Ownership agreements can influence tax outcomes by defining distributions, allocation of profits and losses, and whether income will be treated as salary, guaranteed payments, or dividends. Drafting should involve tax advisors to align contractual terms with intended tax treatment and to avoid unintended tax liabilities for owners or the entity itself. Agreements may also coordinate with estate planning documents to minimize transfer tax consequences during ownership changes. Integrating legal and tax planning reduces surprises when buyouts or successions occur and helps ensure that transaction terms achieve both business and tax objectives.

Without an ownership agreement, parties rely on default statutory rules and any sparse formation documents, which may not address practical governance or exit issues. This absence increases the likelihood of disputes over decision-making, valuation, and transfers, and can lead to costly litigation or forced sales under unfavorable terms. Lack of clarity often harms business continuity. Creating a formal agreement before conflicts arise gives owners an agreed framework to resolve disagreements. Even when litigation becomes necessary, a clear written agreement makes resolution more straightforward by documenting parties’ prior commitments and expectations.

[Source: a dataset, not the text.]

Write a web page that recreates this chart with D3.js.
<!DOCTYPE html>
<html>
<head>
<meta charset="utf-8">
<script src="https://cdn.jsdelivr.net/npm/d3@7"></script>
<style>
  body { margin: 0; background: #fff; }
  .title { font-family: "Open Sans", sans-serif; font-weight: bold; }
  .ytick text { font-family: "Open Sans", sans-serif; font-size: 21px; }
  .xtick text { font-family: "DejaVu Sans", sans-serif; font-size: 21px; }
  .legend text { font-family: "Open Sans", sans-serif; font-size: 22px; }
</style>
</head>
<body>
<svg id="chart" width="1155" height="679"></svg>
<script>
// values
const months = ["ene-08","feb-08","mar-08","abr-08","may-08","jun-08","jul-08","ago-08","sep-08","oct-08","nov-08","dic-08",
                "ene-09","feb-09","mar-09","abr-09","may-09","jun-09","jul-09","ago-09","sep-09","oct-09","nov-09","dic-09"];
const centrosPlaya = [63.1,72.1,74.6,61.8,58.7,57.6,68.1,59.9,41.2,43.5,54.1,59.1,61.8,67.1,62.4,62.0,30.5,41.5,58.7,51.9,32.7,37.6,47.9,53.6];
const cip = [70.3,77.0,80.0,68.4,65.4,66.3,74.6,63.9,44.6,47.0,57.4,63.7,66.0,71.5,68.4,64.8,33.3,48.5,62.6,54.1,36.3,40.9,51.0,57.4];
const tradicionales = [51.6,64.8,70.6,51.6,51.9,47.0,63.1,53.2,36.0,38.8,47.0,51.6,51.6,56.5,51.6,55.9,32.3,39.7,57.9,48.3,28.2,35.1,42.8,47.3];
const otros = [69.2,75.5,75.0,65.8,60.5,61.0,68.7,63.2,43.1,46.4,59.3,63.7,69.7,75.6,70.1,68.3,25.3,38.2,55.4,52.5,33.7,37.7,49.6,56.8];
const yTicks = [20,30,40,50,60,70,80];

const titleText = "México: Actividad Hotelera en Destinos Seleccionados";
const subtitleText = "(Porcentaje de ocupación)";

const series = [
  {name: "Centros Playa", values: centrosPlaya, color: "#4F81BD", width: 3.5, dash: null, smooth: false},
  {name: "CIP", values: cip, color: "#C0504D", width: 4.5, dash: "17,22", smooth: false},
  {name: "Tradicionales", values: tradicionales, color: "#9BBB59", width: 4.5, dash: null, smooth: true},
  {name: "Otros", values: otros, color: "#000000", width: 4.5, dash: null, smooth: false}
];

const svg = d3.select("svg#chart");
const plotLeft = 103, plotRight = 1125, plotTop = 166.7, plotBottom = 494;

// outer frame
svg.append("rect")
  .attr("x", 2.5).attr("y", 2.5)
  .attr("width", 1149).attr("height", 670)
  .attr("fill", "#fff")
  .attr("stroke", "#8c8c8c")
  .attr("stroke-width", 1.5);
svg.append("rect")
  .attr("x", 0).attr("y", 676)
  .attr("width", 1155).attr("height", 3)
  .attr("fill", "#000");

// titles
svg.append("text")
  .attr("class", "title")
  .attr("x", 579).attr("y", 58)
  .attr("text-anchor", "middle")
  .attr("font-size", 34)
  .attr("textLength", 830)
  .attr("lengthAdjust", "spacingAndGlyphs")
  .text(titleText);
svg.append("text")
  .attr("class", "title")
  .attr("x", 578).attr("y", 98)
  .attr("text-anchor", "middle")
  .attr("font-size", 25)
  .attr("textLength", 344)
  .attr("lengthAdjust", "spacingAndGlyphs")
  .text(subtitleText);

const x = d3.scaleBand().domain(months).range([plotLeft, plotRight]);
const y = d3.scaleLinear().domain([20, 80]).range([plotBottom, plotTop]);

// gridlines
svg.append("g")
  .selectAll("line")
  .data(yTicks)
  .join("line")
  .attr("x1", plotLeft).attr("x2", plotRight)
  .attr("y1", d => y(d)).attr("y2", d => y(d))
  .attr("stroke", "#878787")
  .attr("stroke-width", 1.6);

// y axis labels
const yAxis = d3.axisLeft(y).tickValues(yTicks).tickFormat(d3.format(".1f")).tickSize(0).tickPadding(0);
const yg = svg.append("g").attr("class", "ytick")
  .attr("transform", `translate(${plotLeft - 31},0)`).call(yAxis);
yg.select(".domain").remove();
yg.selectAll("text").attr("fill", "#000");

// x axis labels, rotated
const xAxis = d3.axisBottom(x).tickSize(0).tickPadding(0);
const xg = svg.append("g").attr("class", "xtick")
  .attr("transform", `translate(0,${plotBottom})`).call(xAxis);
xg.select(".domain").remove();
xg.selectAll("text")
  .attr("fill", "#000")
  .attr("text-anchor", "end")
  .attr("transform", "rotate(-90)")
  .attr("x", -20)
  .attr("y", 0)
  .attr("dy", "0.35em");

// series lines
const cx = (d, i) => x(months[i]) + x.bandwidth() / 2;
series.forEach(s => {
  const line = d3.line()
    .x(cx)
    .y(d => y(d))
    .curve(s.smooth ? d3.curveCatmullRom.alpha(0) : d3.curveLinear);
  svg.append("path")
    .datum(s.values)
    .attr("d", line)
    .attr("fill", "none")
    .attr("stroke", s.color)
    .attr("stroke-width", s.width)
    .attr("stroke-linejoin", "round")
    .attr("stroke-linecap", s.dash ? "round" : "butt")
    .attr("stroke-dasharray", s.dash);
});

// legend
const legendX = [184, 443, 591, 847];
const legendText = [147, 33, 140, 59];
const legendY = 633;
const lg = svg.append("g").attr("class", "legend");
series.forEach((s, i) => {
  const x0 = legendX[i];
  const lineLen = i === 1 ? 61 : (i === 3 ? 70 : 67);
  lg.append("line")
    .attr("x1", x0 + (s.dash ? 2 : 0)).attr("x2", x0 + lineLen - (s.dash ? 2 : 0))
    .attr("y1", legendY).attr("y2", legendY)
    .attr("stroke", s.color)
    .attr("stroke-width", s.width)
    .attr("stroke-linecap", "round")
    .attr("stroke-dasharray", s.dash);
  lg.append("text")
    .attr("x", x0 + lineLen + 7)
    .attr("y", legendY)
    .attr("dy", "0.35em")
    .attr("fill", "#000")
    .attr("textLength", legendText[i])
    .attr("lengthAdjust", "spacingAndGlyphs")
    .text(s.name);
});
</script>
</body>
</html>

Funding a buyout can be structured through cash reserves, installment payments, promissory notes, life insurance proceeds, or external financing. Agreements should specify payment schedules, interest terms, collateral if needed, and contingencies if the purchasing owners cannot pay. Aligning funding provisions with realistic cash flow protects both the buyer and departing owner. Including funding mechanisms at drafting time avoids delays when buyouts are triggered. Life insurance or agreed-upon financing arrangements provide liquidity in sudden events like death or disability, while installment and note provisions can make buyouts affordable without jeopardizing the ongoing business.